Mit Morphium vergiftete Frühchen Haftbefehl gegen Krankenschwester erlassen

Universitätsklinikum Ulm: Ermittlungen wegen versuchten Totschlags
Foto: RONALD WITTEK/EPA-EFE/REXEine Ulmer Krankenschwester bestreitet laut Staatsanwaltschaft, mehreren Frühgeborenen ohne jede medizinische Notwendigkeit Morphium verabreicht zu haben. Im Spind der Frau im Universitätsklinikum sei allerdings eine Spritze mit Muttermilch, die ersten Analysen zufolge Morphin enthalten habe, entdeckt worden, sagte der Leitende Oberstaatsanwalt Christof Lehr. Daraus habe sich der Tatverdacht gegen die Pflegerin ergeben.
Gegen die Frau wurde den Angaben zufolge vom Amtsgericht Ulm Haftbefehl wegen versuchten Totschlags und gefährlicher Körperverletzung in fünf Fällen erlassen. Weitere Angaben zu den Aussagen der Tatverdächtigen machte die Staatsanwaltschaft unter Verweis auf die laufenden Ermittlungen nicht. Es handele sich um eine junge Frau. Zum Tatmotiv gebe es noch keine Erkenntnisse. Das Mittel sei den Babys vermutlich oral verabreicht worden.
Ausgelöst wurden die Ermittlungen durch eine Strafanzeige des Universitätsklinikums, wie dessen Leitung am Mittwoch mitgeteilt hatte. Demnach litten in den frühen Morgenstunden des 20. Dezember 2019 in der Uniklinik für Kinder- und Jugendmedizin fünf Frühgeborene nahezu zeitgleich an lebensbedrohlichen Atemproblemen. Dank eines raschen Eingreifens des Krankenhauspersonals sei dies aber nach ärztlicher Einschätzung für die Kinder weitgehend folgenlos geblieben.

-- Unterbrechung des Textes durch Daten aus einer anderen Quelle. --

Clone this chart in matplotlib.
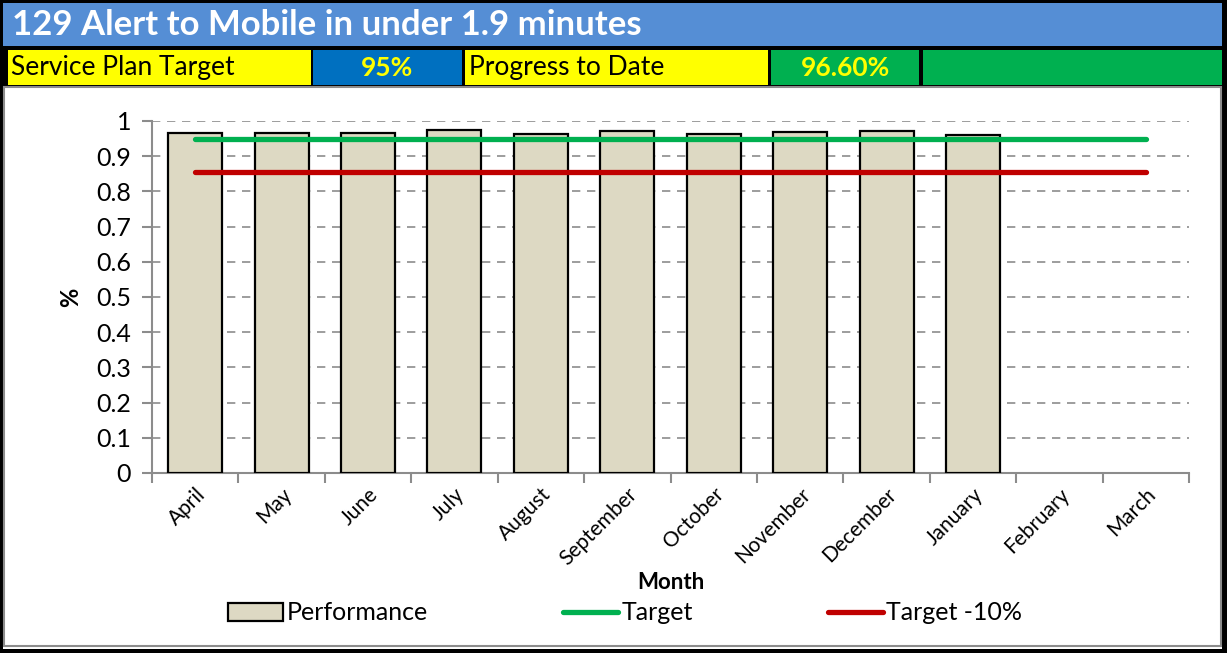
import matplotlib
matplotlib.use("Agg")
import matplotlib.pyplot as plt
from matplotlib.patches import Rectangle
from matplotlib.lines import Line2D
import numpy as np

plt.rcParams["font.family"] = ["Lato", "DejaVu Sans"]

months = ["April", "May", "June", "July", "August", "September", "October",
          "November", "December", "January", "February", "March"]
performance = [0.967, 0.966, 0.966, 0.974, 0.963, 0.972, 0.963, 0.968, 0.973, 0.961]
target = [0.95] * 12
target_minus_10 = [0.855] * 12
title_text = "129 Alert to Mobile in under 1.9 minutes"
plan_target = "95%"
progress = "96.60%"

W, H = 1227, 653
fig = plt.figure(figsize=(W / 100, H / 100), dpi=100)


def px_rect(x0, y0, x1, y1, **kw):
    # rectangle in pixel coords (top-left origin) on the figure
    r = Rectangle((x0 / W, 1 - y1 / H), (x1 - x0) / W, (y1 - y0) / H,
                  transform=fig.transFigure, zorder=-10, **kw)
    fig.add_artist(r)
    return r


def px_text(x, y, s, **kw):
    fig.text(x / W, 1 - y / H, s, **kw)


# header
px_rect(0, 0, W, 88, facecolor="black", edgecolor="none")
px_rect(3, 3, 1222, 46, facecolor="#558ED5", edgecolor="none")
px_text(12, 25, title_text, color="white", fontsize=25, fontweight="bold", va="center")

cells = [(8, 311, "#FFFF00"), (313, 462, "#0070C0"), (465, 768, "#FFFF00"),
         (771, 919, "#00B050"), (923, 1222, "#00B050")]
for x0, x1, c in cells:
    px_rect(x0, 50, x1, 85, facecolor=c, edgecolor="none")
px_text(11, 68, "Service Plan Target", fontsize=19, va="center", color="black")
px_text(387, 68, plan_target, fontsize=19, fontweight="bold", va="center",
        ha="center", color="#FFFF00")
px_text(469, 68, "Progress to Date", fontsize=19, va="center", color="black")
px_text(845, 68, progress, fontsize=19, fontweight="bold", va="center",
        ha="center", color="#FFFF00")

# chart area frame
px_rect(0, 85, 3, H, facecolor="black", edgecolor="none")
px_rect(1222, 85, W, H, facecolor="black", edgecolor="none")
px_rect(0, 649, W, H, facecolor="black", edgecolor="none")
px_rect(4, 87, 1221, 646, facecolor="white", edgecolor="#8C8C8C", linewidth=1.5)

ax = fig.add_axes([152 / W, 1 - 473 / H, (1189 - 152) / W, (473 - 121) / H])
ax.patch.set_visible(False)
x = np.arange(len(months))
ax.bar(x[:len(performance)], performance, width=0.625, color="#DDD9C3",
       edgecolor="black", linewidth=1.6, zorder=3)
ax.plot(x, target, color="#00B050", lw=3.8, solid_capstyle="round", zorder=4)
ax.plot(x, target_minus_10, color="#C00000", lw=3.8, solid_capstyle="round", zorder=4)

ax.set_xlim(-0.5, len(months) - 0.5)
ax.set_ylim(0, 1)
ax.set_yticks(np.arange(0, 1.01, 0.1))
ax.set_yticklabels(["0", "0.1", "0.2", "0.3", "0.4", "0.5", "0.6", "0.7",
                    "0.8", "0.9", "1"], fontsize=18)
ax.yaxis.grid(True, color="#8C8C8C", linestyle=(0, (5, 4)), linewidth=1.2, zorder=0)
ax.set_xticks(np.arange(-0.5, len(months), 1.0))
ax.set_xticklabels([])
ax.set_xticks(x, minor=True)
ax.set_xticklabels(months, minor=True, rotation=45, ha="right", va="top",
                   rotation_mode="anchor", fontsize=15)
ax.tick_params(axis="x", which="minor", length=0, pad=8)
ax.tick_params(axis="x", which="major", length=7, width=1.5, color="#8C8C8C",
               direction="out")
ax.tick_params(axis="y", length=7, width=1.5, color="#8C8C8C", direction="out", pad=8)
for s in ["top", "right"]:
    ax.spines[s].set_visible(False)
for s in ["left", "bottom"]:
    ax.spines[s].set_color("#8C8C8C")
    ax.spines[s].set_linewidth(1.5)
ax.set_xlabel("Month", fontsize=16, fontweight="bold", labelpad=2)
ax.set_ylabel("%", fontsize=17, fontweight="bold", labelpad=10)

handles = [Rectangle((0, 0), 1, 1, facecolor="#DDD9C3", edgecolor="black", linewidth=1.6),
           Line2D([], [], color="#00B050", lw=3.8, solid_capstyle="round"),
           Line2D([], [], color="#C00000", lw=3.8, solid_capstyle="round")]
fig.legend(handles, ["Performance", "Target", "Target -10%"], ncol=3,
           loc="center", bbox_to_anchor=(625 / W, 1 - 613 / H), frameon=False,
           fontsize=18, handlelength=2.2, handletextpad=0.15, columnspacing=5.4)

fig.savefig("out.png", dpi=100)
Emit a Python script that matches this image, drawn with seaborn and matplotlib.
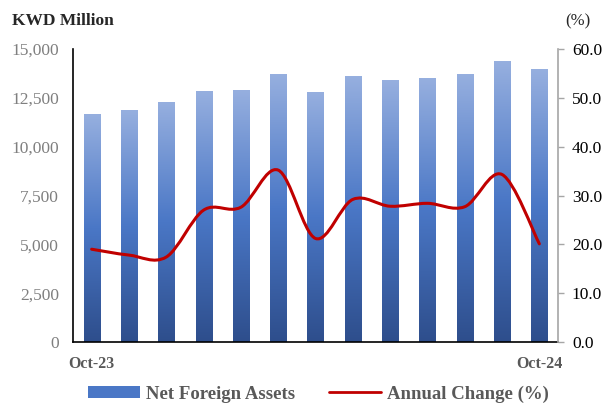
import matplotlib
matplotlib.use("Agg")
import matplotlib.pyplot as plt
import numpy as np
import pandas as pd
import seaborn as sns
from matplotlib.path import Path
from matplotlib.patches import PathPatch, Patch
from matplotlib.lines import Line2D
from matplotlib.colors import LinearSegmentedColormap

months = ["Oct-23", "Nov-23", "Dec-23", "Jan-24", "Feb-24", "Mar-24", "Apr-24",
          "May-24", "Jun-24", "Jul-24", "Aug-24", "Sep-24", "Oct-24"]
nfa = [11630, 11840, 12250, 12810, 12860, 13720, 12760,
       13570, 13370, 13470, 13670, 14340, 13930]
annual_change = [19.0, 17.8, 17.4, 27.0, 27.6, 35.2, 21.2,
                 29.2, 27.8, 28.4, 27.7, 34.3, 20.1]
tick_text = ["Oct-23"] + [""] * 11 + ["Oct-24"]

df = pd.DataFrame({"month": months, "nfa": nfa, "chg": annual_change})

sns.set_style("white")
plt.rcParams["font.family"] = ["Liberation Serif", "DejaVu Serif"]

fig = plt.figure(figsize=(6.08, 4.05), dpi=100)
ax = fig.add_axes([73 / 608, 1 - 342 / 405, 485 / 608, 293 / 405])

sns.barplot(data=df, x="month", y="nfa", ax=ax, width=0.43, color="#4a78c8")

# gradient fill for each bar
cmap = LinearSegmentedColormap.from_list("g", ["#2e4e8c", "#4a77c6", "#96afdf"])
grad = np.linspace(0, 1, 256).reshape(-1, 1)
for p in list(ax.patches):
    x0, y0 = p.get_x(), p.get_y()
    w, h = p.get_width(), p.get_height()
    p.set_facecolor("none")
    p.set_edgecolor("none")
    ax.imshow(grad, extent=[x0, x0 + w, y0, y0 + h], origin="lower",
              cmap=cmap, aspect="auto", zorder=2)

ax.set_xlim(-0.5, 12.5)
ax.set_ylim(0, 15000)
ax.set_yticks(np.arange(0, 15001, 2500))
ax.set_yticklabels([f"{v:,}" for v in range(0, 15001, 2500)],
                   fontsize=12.5, color="#7f7f7f")
ax.set_xticks(range(13))
ax.set_xticklabels(tick_text, fontsize=11.5, fontweight="bold", color="#595959")
ax.tick_params(axis="x", length=0, pad=10)
ax.tick_params(axis="y", length=0, pad=10)
ax.set_xlabel("")
ax.set_ylabel("")
for s in ["left", "bottom"]:
    ax.spines[s].set_color("black")
    ax.spines[s].set_linewidth(1.2)
ax.spines["top"].set_visible(False)
ax.spines["right"].set_visible(False)

ax2 = ax.twinx()
ax2.set_ylim(0, 60)
ax2.set_yticks(np.arange(0, 61, 10))
ax2.set_yticklabels([f"{v:.1f}" for v in range(0, 61, 10)], fontsize=12.5, color="black")
ax2.tick_params(axis="y", length=4, color="#a6a6a6", width=1, pad=6)
for s in ["left", "bottom", "top"]:
    ax2.spines[s].set_visible(False)
ax2.spines["right"].set_color("#a6a6a6")
ax2.spines["right"].set_linewidth(1.2)

# smoothed line drawn as bezier segments through the data points
xs = np.arange(len(annual_change), dtype=float)
ys = np.array(annual_change)
verts = [(xs[0], ys[0])]
codes = [Path.MOVETO]
n = len(xs)
for i in range(n - 1):
    pm = (xs[max(i - 1, 0)], ys[max(i - 1, 0)])
    p0 = (xs[i], ys[i])
    p1 = (xs[i + 1], ys[i + 1])
    p2 = (xs[min(i + 2, n - 1)], ys[min(i + 2, n - 1)])
    c1 = (p0[0] + (p1[0] - pm[0]) / 6, p0[1] + (p1[1] - pm[1]) / 6)
    c2 = (p1[0] - (p2[0] - p0[0]) / 6, p1[1] - (p2[1] - p0[1]) / 6)
    verts += [c1, c2, p1]
    codes += [Path.CURVE4] * 3
ax2.add_patch(PathPatch(Path(verts, codes), facecolor="none",
                        edgecolor="#c00000", linewidth=2.2, zorder=3,
                        capstyle="round", joinstyle="round"))
ax2.set_xlim(-0.5, 12.5)

fig.text(12 / 608, 1 - 21 / 405, "KWD Million", fontsize=12.5, fontweight="bold",
         va="center", ha="left")
fig.text(590 / 608, 1 - 21 / 405, "(%)", fontsize=12, va="center", ha="right")

handles = [Patch(facecolor="#4a77c6", edgecolor="none"),
           Line2D([0], [0], color="#c00000", linewidth=2)]
leg = fig.legend(handles, ["Net Foreign Assets", "Annual Change (%)"],
                 loc="center", bbox_to_anchor=(0.5 + 14 / 608, 1 - 394 / 405), ncol=2,
                 frameon=False, prop={"weight": "bold", "size": 13.5},
                 handlelength=2.8, handleheight=0.55, columnspacing=1.8,
                 handletextpad=0.3)
for t in leg.get_texts():
    t.set_color("#595959")

fig.savefig("out.png", dpi=100, facecolor="white")
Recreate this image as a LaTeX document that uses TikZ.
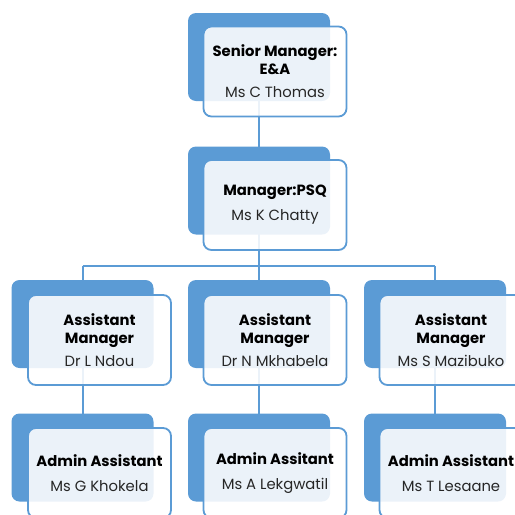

Laut Polizei und Staatsanwaltschaft vermutete das Krankenhaus zunächst eine Infektion als Ursache. Tests von Urinproben der Babys schlossen das jedoch aus. Die Proben wiesen zugleich Rückstände von Morphium auf, obwohl zumindest zwei der betroffenen Kinder im Alter zwischen einem Tag und einem Monat gar keines erhalten sollten. Daraufhin alarmierte die Leitung die Polizei.
"Wir bedauern es sehr"
Im Zuge der Ermittlungen durchsuchten Beamte am Dienstag unter anderem Spinde von Mitarbeitern, die in der fraglichen Nachtschicht Dienst auf der Station hatten. Im Schrank der Tatverdächtigen entdeckten sie laut Staatsanwaltschaft die Spritze mit der Muttermilch und den Morphinrückständen. Daraufhin wurde die Frau festgenommen.
Die Polizei setzte eine Ermittlungsgruppe mit 35 Mitgliedern ein. Die Ermittlungen stünden noch weitgehend am Anfang, sagte der Leiter des Polizeipräsidiums Ulm, Bernhard Weber.
Die Klinik bat um Entschuldigung: "Wir bedauern es sehr, dass es zu einem solchen Zwischenfall gekommen ist, und entschuldigen uns ausdrücklich bei den Eltern und Kindern dafür", heißt es in der Stellungnahme. Klinikumsvorstand und die Leitung des Hauses hätten "alles in ihrer Macht Stehende" unternommen, um die Ermittler zu unterstützen.
"Ich möchte allen versichern, dass wir hart daran arbeiten werden, verloren gegangenes Vertrauen der Menschen und der Stadt wiederzuerlangen", sagte Professor Udo Kaisers, der Leitende Ärztliche Direktor des Uni-Klinikums. "Wir sind alle tief erschüttert", fügte Professor Klaus-Michael Debatin hinzu, Ärztlicher Direktor der Uni-Klinik für Kinder- und Jugendmedizin. "Wir müssen davon ausgehen, dass an unserer Klinik mit krimineller Energie ein Verbrechen verübt wurde."
Es bleiben viele Fragen offen. Wie konnte es etwa geschehen, dass eine Pflegekraft unbemerkt Morphium aus dem Giftschrank der Station entnehmen konnte? Dass die Verdächtige Zugang hatte, war wohl normal. "Sie gehörte ja zum Team", sagte Debatin. Aber der gesetzlich vorgeschriebene Nachweis für die Entnahme fehlte.